---------- SOURCE EXCERPT ----------

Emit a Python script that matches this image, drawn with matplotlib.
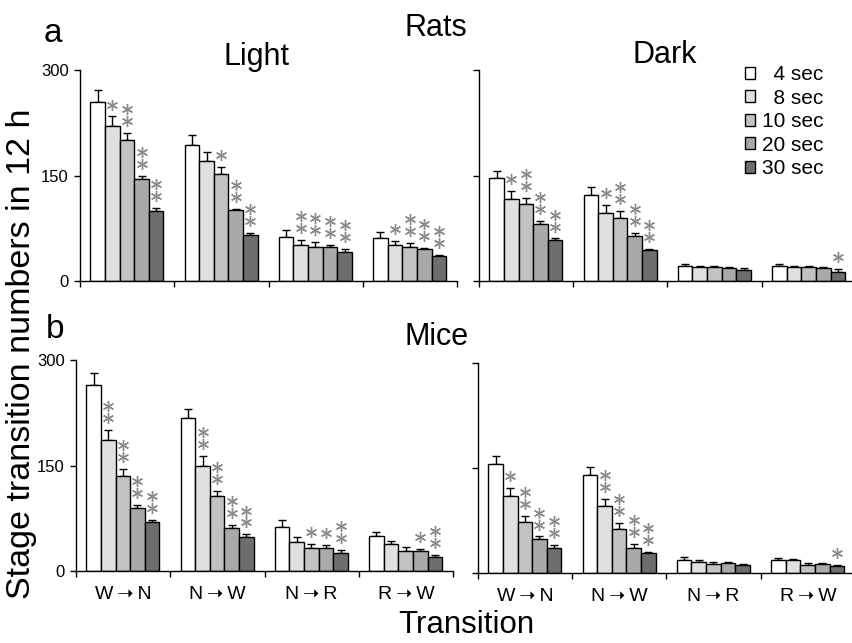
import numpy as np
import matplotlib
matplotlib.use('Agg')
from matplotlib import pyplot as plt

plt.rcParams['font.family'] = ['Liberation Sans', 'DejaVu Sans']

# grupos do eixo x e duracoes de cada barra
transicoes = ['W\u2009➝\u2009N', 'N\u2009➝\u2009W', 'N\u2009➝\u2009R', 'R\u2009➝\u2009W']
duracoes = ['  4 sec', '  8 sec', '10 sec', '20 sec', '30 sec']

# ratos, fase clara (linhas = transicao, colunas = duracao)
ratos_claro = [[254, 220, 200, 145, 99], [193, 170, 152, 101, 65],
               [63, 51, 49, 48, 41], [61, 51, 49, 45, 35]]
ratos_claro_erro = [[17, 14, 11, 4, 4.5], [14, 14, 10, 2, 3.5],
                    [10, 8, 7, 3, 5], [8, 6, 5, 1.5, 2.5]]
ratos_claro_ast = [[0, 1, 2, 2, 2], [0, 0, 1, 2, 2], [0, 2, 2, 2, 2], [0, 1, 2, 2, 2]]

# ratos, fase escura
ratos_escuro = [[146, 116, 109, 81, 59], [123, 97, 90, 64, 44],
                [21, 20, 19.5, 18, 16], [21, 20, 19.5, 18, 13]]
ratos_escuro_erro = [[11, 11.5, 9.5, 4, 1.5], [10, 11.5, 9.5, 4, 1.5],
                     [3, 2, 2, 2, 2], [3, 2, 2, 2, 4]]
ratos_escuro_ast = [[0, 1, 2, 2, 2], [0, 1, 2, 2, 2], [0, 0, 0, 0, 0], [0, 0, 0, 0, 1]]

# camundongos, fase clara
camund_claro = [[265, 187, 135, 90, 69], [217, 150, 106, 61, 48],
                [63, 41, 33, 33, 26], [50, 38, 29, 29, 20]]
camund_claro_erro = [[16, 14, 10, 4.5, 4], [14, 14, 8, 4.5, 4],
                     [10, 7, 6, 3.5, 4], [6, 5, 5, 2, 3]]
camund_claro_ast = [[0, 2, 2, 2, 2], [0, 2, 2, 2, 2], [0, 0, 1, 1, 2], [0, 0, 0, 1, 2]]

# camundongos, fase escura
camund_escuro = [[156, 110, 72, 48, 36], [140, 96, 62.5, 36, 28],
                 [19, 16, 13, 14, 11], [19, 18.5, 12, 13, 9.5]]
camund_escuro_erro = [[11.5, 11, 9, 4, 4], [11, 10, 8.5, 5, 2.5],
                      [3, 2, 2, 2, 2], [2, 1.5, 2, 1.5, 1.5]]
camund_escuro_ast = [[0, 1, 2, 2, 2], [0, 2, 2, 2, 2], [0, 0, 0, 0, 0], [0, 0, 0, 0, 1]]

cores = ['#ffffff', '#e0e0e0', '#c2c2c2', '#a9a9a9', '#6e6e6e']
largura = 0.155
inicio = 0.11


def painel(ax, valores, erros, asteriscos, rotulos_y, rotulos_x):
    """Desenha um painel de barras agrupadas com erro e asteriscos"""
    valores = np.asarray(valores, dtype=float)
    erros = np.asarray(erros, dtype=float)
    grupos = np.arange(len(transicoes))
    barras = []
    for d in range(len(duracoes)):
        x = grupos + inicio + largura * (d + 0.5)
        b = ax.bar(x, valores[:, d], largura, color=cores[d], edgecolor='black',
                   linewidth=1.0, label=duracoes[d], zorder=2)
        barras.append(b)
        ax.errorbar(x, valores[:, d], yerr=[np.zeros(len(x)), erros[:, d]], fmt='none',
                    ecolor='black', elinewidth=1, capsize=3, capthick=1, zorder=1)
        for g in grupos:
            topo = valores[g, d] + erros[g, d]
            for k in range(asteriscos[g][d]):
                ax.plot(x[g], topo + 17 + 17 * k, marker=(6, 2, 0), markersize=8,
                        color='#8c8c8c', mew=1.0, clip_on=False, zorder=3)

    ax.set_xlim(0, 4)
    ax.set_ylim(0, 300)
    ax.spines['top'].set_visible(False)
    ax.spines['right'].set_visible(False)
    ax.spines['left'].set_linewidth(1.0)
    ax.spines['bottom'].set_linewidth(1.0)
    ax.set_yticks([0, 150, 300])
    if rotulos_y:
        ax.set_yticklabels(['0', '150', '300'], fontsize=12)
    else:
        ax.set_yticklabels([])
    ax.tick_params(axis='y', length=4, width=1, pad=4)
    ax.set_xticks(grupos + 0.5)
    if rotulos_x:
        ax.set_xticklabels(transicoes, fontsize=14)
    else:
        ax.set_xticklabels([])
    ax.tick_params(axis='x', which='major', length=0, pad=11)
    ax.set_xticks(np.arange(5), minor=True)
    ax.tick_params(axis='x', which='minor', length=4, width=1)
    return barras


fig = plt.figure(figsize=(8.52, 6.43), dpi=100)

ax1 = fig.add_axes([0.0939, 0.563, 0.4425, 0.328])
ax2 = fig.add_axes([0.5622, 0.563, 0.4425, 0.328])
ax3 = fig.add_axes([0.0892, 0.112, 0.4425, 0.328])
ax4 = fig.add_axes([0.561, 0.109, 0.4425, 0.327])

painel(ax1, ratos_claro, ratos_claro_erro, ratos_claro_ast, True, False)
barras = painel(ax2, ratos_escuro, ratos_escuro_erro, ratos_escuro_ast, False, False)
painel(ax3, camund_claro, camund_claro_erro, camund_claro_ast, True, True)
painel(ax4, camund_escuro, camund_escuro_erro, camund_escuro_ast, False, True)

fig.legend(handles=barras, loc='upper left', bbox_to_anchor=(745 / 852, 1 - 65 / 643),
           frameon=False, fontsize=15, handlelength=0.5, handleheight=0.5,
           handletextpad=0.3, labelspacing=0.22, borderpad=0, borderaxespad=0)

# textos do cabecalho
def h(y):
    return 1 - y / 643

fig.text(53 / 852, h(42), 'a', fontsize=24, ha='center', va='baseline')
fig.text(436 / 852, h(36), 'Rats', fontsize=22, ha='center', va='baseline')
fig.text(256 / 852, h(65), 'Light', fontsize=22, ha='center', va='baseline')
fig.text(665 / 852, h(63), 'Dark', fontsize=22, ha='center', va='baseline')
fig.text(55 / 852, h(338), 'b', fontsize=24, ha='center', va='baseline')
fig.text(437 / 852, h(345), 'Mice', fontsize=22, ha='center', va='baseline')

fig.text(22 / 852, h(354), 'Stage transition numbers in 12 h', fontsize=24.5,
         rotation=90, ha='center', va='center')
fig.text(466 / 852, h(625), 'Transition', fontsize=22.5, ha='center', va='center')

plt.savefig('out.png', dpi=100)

----------

▸ **THE PROBLEM**: Leave out any pictures, please, and quote only the lines from the top of the data through the line that contains "[0, 1, 2, 2, 2]]".

▸ **REPLY**:
Emit a Python script that matches this image, drawn with matplotlib.
import numpy as np
import matplotlib
matplotlib.use('Agg')
from matplotlib import pyplot as plt

plt.rcParams['font.family'] = ['Liberation Sans', 'DejaVu Sans']

# grupos do eixo x e duracoes de cada barra
transicoes = ['W\u2009➝\u2009N', 'N\u2009➝\u2009W', 'N\u2009➝\u2009R', 'R\u2009➝\u2009W']
duracoes = ['  4 sec', '  8 sec', '10 sec', '20 sec', '30 sec']

# ratos, fase clara (linhas = transicao, colunas = duracao)
ratos_claro = [[254, 220, 200, 145, 99], [193, 170, 152, 101, 65],
               [63, 51, 49, 48, 41], [61, 51, 49, 45, 35]]
ratos_claro_erro = [[17, 14, 11, 4, 4.5], [14, 14, 10, 2, 3.5],
                    [10, 8, 7, 3, 5], [8, 6, 5, 1.5, 2.5]]
ratos_claro_ast = [[0, 1, 2, 2, 2], [0, 0, 1, 2, 2], [0, 2, 2, 2, 2], [0, 1, 2, 2, 2]]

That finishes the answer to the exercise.